» DATA PROVIDED
==================================================

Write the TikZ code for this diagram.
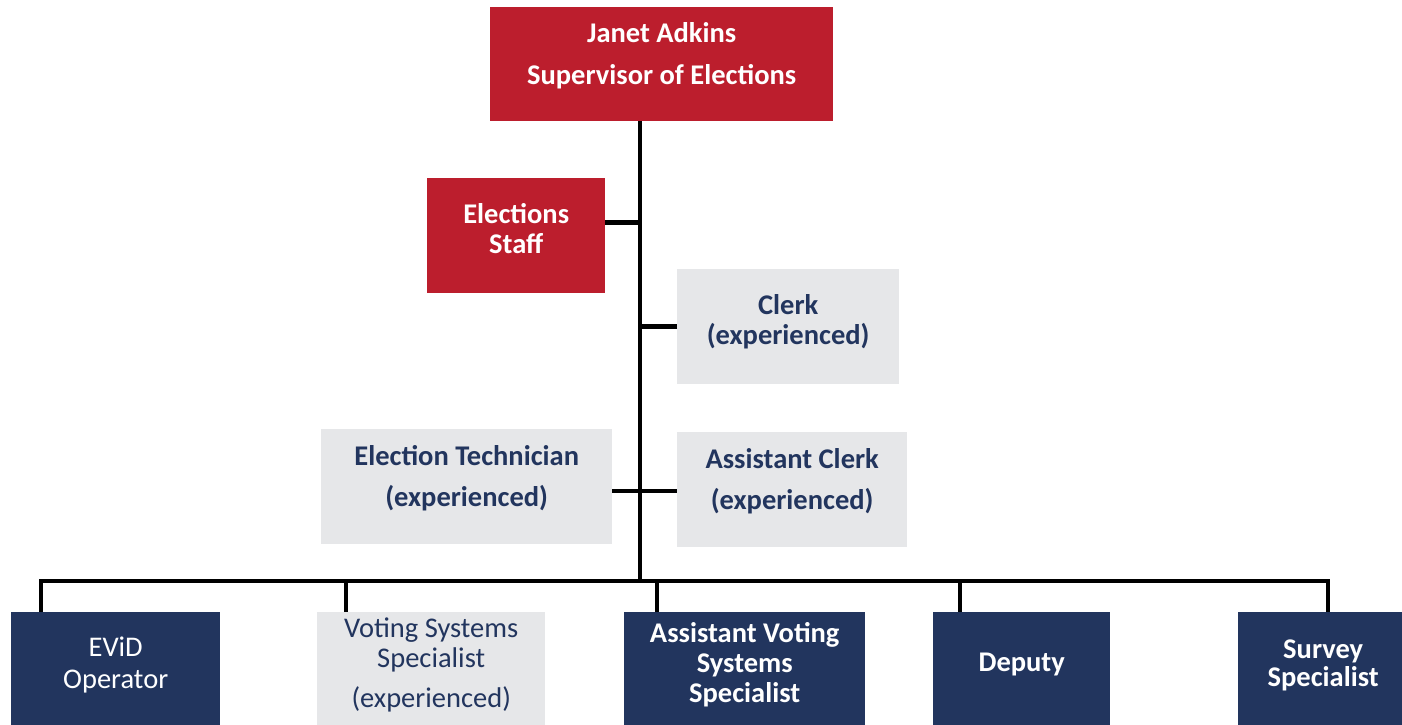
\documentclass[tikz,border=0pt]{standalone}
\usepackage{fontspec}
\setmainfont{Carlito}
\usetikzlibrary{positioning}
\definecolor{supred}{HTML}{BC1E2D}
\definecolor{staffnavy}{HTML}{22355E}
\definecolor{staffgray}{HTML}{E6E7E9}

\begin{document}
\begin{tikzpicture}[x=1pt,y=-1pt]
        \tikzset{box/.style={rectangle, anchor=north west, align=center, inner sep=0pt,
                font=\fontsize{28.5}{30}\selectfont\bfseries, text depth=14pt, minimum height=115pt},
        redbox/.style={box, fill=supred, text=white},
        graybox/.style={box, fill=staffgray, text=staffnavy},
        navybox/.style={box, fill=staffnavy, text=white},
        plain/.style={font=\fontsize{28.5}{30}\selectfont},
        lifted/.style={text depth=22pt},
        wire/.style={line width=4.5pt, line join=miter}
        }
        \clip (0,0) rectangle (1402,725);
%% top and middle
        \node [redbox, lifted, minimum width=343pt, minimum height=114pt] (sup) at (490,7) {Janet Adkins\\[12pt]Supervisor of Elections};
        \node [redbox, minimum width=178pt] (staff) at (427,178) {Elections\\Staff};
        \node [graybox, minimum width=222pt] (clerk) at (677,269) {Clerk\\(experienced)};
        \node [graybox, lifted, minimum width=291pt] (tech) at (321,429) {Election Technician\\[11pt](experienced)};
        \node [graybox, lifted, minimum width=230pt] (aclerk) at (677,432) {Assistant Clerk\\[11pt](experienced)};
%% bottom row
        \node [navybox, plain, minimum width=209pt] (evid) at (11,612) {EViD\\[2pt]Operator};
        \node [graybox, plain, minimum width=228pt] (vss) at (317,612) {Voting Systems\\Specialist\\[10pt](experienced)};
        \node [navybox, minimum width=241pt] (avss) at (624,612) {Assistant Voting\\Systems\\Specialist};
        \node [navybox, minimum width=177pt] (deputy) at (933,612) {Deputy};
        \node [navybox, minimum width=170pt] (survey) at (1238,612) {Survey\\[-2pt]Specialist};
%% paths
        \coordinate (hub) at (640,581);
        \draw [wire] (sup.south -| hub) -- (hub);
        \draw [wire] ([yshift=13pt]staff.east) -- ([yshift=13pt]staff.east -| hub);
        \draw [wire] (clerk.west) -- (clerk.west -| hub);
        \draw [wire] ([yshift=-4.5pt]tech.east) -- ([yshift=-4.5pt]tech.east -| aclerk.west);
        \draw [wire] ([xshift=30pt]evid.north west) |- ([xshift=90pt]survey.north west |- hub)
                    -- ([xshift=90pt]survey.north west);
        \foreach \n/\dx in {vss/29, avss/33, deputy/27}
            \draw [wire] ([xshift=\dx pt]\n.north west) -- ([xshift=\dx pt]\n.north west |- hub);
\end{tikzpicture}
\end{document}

==================================================

» SHORT TASK
Return all of the data exactly as written, and drop the pictures.

» FULL RESPONSE
Write the TikZ code for this diagram.
\documentclass[tikz,border=0pt]{standalone}
\usepackage{fontspec}
\setmainfont{Carlito}
\usetikzlibrary{positioning}
\definecolor{supred}{HTML}{BC1E2D}
\definecolor{staffnavy}{HTML}{22355E}
\definecolor{staffgray}{HTML}{E6E7E9}

\begin{document}
\begin{tikzpicture}[x=1pt,y=-1pt]
        \tikzset{box/.style={rectangle, anchor=north west, align=center, inner sep=0pt,
                font=\fontsize{28.5}{30}\selectfont\bfseries, text depth=14pt, minimum height=115pt},
        redbox/.style={box, fill=supred, text=white},
        graybox/.style={box, fill=staffgray, text=staffnavy},
        navybox/.style={box, fill=staffnavy, text=white},
        plain/.style={font=\fontsize{28.5}{30}\selectfont},
        lifted/.style={text depth=22pt},
        wire/.style={line width=4.5pt, line join=miter}
        }
        \clip (0,0) rectangle (1402,725);
%% top and middle
        \node [redbox, lifted, minimum width=343pt, minimum height=114pt] (sup) at (490,7) {Janet Adkins\\[12pt]Supervisor of Elections};
        \node [redbox, minimum width=178pt] (staff) at (427,178) {Elections\\Staff};
        \node [graybox, minimum width=222pt] (clerk) at (677,269) {Clerk\\(experienced)};
        \node [graybox, lifted, minimum width=291pt] (tech) at (321,429) {Election Technician\\[11pt](experienced)};
        \node [graybox, lifted, minimum width=230pt] (aclerk) at (677,432) {Assistant Clerk\\[11pt](experienced)};
%% bottom row
        \node [navybox, plain, minimum width=209pt] (evid) at (11,612) {EViD\\[2pt]Operator};
        \node [graybox, plain, minimum width=228pt] (vss) at (317,612) {Voting Systems\\Specialist\\[10pt](experienced)};
        \node [navybox, minimum width=241pt] (avss) at (624,612) {Assistant Voting\\Systems\\Specialist};
        \node [navybox, minimum width=177pt] (deputy) at (933,612) {Deputy};
        \node [navybox, minimum width=170pt] (survey) at (1238,612) {Survey\\[-2pt]Specialist};
%% paths
        \coordinate (hub) at (640,581);
        \draw [wire] (sup.south -| hub) -- (hub);
        \draw [wire] ([yshift=13pt]staff.east) -- ([yshift=13pt]staff.east -| hub);
        \draw [wire] (clerk.west) -- (clerk.west -| hub);
        \draw [wire] ([yshift=-4.5pt]tech.east) -- ([yshift=-4.5pt]tech.east -| aclerk.west);
        \draw [wire] ([xshift=30pt]evid.north west) |- ([xshift=90pt]survey.north west |- hub)
                    -- ([xshift=90pt]survey.north west);
        \foreach \n/\dx in {vss/29, avss/33, deputy/27}
            \draw [wire] ([xshift=\dx pt]\n.north west) -- ([xshift=\dx pt]\n.north west |- hub);
\end{tikzpicture}
\end{document}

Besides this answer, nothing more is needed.